_WRITTEN EXERCISE_: Extract the lines from the start through the line that holds "const rTide = 1.74;", both included, omitting all images.

━━━━━ DATA SECTION

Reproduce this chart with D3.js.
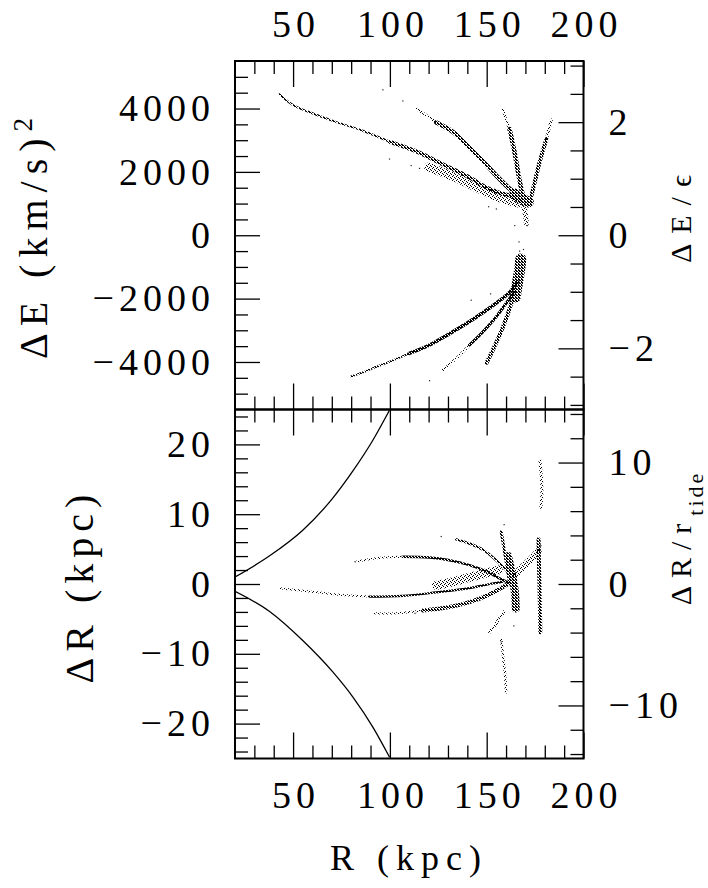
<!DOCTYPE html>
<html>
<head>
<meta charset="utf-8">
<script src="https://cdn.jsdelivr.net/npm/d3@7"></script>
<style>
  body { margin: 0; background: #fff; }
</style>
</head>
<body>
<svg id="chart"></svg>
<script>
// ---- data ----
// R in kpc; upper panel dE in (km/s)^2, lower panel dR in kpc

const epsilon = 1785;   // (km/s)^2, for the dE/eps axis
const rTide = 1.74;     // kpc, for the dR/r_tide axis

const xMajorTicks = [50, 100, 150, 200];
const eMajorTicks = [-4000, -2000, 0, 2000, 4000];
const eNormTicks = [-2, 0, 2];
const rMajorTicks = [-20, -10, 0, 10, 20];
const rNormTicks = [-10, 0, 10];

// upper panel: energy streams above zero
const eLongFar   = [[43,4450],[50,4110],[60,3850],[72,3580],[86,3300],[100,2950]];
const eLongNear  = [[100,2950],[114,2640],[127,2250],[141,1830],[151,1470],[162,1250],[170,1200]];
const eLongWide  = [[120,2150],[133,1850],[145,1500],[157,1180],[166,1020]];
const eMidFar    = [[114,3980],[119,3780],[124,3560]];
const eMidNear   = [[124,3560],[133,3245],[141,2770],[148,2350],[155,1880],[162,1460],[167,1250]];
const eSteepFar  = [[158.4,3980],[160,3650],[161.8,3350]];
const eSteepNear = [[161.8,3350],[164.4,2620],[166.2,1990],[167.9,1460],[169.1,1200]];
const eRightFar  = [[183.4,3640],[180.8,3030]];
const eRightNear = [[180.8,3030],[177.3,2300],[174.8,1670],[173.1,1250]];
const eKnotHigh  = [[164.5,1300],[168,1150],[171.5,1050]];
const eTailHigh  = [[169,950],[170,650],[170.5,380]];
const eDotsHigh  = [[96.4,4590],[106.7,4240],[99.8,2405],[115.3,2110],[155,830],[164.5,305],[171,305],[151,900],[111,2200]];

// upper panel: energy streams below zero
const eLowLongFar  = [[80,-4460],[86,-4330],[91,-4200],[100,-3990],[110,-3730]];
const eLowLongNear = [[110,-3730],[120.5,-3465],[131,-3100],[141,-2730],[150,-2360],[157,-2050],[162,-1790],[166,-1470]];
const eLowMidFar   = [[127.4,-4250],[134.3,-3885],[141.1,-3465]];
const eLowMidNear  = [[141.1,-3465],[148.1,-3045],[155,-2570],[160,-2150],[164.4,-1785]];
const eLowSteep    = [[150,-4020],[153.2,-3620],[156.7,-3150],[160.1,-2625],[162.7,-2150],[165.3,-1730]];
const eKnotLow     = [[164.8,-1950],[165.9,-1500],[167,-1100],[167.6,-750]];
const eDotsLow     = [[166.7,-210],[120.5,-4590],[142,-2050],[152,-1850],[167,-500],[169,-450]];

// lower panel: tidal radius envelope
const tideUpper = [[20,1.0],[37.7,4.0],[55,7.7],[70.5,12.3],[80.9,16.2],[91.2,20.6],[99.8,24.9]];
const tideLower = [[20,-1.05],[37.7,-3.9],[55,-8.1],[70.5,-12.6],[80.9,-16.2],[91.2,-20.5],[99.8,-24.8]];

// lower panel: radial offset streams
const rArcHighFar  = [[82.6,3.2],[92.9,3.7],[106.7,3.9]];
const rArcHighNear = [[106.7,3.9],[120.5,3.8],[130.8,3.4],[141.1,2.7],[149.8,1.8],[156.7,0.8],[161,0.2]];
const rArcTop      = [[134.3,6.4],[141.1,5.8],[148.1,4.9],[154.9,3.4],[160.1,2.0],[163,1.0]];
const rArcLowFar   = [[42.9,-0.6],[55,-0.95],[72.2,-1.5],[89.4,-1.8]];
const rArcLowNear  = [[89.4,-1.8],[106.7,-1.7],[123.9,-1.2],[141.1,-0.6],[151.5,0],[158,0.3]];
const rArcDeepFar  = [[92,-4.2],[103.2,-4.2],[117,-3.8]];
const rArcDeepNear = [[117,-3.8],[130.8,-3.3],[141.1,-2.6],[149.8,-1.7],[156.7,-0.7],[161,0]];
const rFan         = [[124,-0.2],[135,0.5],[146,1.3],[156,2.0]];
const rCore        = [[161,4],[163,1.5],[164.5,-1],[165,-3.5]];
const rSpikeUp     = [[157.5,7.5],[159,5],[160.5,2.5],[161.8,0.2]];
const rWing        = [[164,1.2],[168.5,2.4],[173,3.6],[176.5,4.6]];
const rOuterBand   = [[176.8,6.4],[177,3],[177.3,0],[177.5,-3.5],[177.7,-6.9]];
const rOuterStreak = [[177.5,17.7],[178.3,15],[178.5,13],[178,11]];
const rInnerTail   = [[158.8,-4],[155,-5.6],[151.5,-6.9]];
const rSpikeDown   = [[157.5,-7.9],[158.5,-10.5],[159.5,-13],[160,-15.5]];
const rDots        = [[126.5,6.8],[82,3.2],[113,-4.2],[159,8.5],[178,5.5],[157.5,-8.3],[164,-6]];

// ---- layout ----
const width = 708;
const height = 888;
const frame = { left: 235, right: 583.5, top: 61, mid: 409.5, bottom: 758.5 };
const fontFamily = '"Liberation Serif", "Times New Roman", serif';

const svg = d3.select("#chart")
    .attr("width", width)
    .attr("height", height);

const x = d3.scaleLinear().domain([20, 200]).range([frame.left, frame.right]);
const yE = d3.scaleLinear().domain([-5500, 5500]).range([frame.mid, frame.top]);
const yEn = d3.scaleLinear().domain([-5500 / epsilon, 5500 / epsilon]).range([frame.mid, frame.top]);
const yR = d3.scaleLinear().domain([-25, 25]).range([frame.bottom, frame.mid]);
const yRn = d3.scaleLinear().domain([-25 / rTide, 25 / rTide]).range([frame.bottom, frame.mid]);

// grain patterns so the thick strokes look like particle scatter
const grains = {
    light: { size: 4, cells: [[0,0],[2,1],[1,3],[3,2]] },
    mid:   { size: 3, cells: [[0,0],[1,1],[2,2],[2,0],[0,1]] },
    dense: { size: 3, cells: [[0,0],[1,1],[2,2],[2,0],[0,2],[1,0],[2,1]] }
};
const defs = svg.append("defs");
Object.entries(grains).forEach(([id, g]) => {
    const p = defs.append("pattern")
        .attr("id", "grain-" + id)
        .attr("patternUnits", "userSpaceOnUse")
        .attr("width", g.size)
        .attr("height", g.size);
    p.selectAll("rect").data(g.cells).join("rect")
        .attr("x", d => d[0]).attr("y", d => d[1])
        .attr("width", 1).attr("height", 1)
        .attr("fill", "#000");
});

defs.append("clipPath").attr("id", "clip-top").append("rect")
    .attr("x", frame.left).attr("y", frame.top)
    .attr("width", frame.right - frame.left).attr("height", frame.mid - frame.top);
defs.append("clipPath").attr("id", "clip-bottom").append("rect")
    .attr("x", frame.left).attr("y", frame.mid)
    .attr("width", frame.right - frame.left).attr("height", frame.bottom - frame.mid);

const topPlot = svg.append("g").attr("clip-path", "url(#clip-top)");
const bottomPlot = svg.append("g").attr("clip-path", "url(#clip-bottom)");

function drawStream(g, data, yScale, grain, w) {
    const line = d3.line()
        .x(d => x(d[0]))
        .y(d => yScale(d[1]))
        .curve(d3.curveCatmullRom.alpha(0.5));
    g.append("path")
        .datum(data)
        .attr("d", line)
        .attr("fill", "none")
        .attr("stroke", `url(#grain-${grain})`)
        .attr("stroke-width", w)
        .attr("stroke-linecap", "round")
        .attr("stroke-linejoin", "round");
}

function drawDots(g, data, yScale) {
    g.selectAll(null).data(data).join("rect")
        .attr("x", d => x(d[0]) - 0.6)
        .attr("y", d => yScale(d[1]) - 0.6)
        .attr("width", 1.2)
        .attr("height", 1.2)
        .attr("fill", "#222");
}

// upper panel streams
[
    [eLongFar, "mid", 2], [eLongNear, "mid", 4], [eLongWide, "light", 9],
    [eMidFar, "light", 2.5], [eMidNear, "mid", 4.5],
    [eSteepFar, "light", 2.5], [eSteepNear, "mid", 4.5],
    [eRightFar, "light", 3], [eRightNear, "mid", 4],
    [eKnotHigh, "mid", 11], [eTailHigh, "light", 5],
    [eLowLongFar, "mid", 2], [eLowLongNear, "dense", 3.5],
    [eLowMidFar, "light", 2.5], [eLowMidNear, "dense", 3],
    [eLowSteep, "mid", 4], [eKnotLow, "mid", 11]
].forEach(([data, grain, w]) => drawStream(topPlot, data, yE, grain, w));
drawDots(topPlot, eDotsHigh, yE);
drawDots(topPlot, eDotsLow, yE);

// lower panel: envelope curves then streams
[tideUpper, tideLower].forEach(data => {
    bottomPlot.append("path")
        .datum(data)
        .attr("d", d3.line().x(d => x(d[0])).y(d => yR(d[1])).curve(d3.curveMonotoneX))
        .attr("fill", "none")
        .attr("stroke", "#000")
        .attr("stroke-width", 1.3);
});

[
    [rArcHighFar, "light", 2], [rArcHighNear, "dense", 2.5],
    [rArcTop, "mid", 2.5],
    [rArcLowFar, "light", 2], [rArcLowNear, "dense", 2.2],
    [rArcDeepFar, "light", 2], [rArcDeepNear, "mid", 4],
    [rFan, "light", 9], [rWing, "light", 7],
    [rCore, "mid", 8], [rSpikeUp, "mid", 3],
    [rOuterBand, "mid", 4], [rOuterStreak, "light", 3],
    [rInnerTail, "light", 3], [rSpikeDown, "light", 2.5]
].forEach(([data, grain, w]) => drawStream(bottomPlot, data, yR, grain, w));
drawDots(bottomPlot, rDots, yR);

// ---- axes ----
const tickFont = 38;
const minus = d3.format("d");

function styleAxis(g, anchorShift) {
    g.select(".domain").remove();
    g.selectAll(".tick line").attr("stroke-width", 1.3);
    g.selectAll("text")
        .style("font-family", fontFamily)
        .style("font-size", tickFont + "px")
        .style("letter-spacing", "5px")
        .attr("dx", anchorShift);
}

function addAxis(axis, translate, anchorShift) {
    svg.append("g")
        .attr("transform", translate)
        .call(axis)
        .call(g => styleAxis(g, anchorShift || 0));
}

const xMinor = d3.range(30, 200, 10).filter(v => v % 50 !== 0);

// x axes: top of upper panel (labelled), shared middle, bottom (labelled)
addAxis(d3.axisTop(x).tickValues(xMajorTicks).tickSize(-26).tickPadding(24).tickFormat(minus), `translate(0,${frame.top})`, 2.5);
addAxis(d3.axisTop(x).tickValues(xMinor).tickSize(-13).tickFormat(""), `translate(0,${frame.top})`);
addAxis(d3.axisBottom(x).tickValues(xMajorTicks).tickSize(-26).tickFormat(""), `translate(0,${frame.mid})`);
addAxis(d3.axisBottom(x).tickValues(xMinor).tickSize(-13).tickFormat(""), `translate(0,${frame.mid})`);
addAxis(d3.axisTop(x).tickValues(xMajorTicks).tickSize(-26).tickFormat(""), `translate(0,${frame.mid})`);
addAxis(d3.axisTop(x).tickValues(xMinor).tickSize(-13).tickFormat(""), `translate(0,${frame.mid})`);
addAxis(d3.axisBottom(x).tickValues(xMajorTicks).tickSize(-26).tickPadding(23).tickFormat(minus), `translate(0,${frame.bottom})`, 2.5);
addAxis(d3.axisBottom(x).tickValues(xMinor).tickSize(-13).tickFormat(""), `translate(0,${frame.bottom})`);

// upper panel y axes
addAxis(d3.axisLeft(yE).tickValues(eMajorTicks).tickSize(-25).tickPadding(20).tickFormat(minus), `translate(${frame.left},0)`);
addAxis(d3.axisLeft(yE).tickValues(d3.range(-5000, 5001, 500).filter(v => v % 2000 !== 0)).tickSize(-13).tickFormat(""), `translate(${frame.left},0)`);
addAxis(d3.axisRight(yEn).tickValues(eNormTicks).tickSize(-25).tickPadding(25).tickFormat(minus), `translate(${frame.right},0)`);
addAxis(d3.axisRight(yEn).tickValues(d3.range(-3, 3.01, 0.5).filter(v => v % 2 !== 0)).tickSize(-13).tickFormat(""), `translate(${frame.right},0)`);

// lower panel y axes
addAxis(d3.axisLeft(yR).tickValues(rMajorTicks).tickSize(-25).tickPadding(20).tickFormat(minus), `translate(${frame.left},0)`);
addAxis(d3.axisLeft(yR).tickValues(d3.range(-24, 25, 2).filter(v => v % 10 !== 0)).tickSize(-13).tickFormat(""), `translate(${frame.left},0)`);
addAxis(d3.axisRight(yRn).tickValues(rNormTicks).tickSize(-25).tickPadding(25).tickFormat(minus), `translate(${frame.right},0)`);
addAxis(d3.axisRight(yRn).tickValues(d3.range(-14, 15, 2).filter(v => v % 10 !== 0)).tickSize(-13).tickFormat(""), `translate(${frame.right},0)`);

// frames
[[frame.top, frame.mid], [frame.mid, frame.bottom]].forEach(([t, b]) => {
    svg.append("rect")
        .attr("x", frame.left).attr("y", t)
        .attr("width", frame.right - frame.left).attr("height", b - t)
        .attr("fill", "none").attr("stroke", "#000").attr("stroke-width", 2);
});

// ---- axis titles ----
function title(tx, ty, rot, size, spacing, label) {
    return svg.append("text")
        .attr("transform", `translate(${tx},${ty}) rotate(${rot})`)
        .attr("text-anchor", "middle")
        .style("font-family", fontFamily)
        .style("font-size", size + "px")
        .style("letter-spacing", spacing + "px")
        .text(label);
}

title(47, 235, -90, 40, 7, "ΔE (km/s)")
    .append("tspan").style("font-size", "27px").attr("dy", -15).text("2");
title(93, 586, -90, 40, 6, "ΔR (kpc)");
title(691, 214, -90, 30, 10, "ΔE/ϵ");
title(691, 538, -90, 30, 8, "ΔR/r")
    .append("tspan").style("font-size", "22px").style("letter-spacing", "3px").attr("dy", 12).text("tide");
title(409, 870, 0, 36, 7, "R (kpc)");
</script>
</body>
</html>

━━━━━━━━━━

_EXERCISE RESPONSE_:
Reproduce this chart with D3.js.
<!DOCTYPE html>
<html>
<head>
<meta charset="utf-8">
<script src="https://cdn.jsdelivr.net/npm/d3@7"></script>
<style>
  body { margin: 0; background: #fff; }
</style>
</head>
<body>
<svg id="chart"></svg>
<script>
// ---- data ----
// R in kpc; upper panel dE in (km/s)^2, lower panel dR in kpc

const epsilon = 1785;   // (km/s)^2, for the dE/eps axis
const rTide = 1.74;     // kpc, for the dR/r_tide axis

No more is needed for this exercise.